start

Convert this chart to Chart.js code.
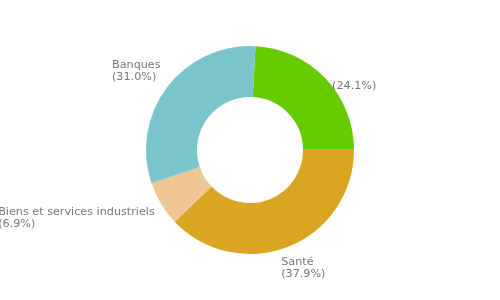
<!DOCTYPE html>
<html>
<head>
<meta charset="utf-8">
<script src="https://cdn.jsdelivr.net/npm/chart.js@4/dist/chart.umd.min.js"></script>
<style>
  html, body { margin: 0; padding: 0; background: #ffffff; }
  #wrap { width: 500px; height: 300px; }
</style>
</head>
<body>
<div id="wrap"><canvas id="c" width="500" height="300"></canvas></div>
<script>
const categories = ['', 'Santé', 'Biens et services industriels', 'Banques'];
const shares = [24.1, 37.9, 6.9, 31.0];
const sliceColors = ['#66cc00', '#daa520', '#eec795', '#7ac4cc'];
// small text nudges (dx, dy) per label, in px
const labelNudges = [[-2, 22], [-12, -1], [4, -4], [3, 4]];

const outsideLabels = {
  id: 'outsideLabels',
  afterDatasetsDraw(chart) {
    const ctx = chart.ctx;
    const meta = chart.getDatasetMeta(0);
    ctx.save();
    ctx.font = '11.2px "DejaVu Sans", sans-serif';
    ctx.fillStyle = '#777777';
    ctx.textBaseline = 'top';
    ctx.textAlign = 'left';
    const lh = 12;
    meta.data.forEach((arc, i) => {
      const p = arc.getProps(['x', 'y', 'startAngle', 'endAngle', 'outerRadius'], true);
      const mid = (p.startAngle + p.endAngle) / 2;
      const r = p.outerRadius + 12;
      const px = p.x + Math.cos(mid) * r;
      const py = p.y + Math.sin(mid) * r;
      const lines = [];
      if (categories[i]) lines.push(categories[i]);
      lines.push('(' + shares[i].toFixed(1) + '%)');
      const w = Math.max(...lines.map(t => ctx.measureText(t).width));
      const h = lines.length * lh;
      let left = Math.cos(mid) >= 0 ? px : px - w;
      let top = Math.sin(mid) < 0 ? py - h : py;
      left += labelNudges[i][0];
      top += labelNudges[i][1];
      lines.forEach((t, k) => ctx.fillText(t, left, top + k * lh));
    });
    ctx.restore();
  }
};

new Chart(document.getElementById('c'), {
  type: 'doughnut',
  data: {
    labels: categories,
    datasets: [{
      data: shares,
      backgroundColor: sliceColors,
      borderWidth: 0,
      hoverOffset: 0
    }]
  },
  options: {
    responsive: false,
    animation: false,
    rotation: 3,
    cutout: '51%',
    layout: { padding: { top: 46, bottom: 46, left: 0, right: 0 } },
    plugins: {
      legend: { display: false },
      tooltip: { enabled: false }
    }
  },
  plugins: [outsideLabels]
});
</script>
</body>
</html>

end

> _Required task_: Without any pictures, reproduce the lines from the first one in the material through the line that has "const labelNudges = [[-2, 22], [-12, -1], [4, -4], [3, 4]];", exactly as they appear.

> _Solution to the exercise_:
Convert this chart to Chart.js code.
<!DOCTYPE html>
<html>
<head>
<meta charset="utf-8">
<script src="https://cdn.jsdelivr.net/npm/chart.js@4/dist/chart.umd.min.js"></script>
<style>
  html, body { margin: 0; padding: 0; background: #ffffff; }
  #wrap { width: 500px; height: 300px; }
</style>
</head>
<body>
<div id="wrap"><canvas id="c" width="500" height="300"></canvas></div>
<script>
const categories = ['', 'Santé', 'Biens et services industriels', 'Banques'];
const shares = [24.1, 37.9, 6.9, 31.0];
const sliceColors = ['#66cc00', '#daa520', '#eec795', '#7ac4cc'];
// small text nudges (dx, dy) per label, in px
const labelNudges = [[-2, 22], [-12, -1], [4, -4], [3, 4]];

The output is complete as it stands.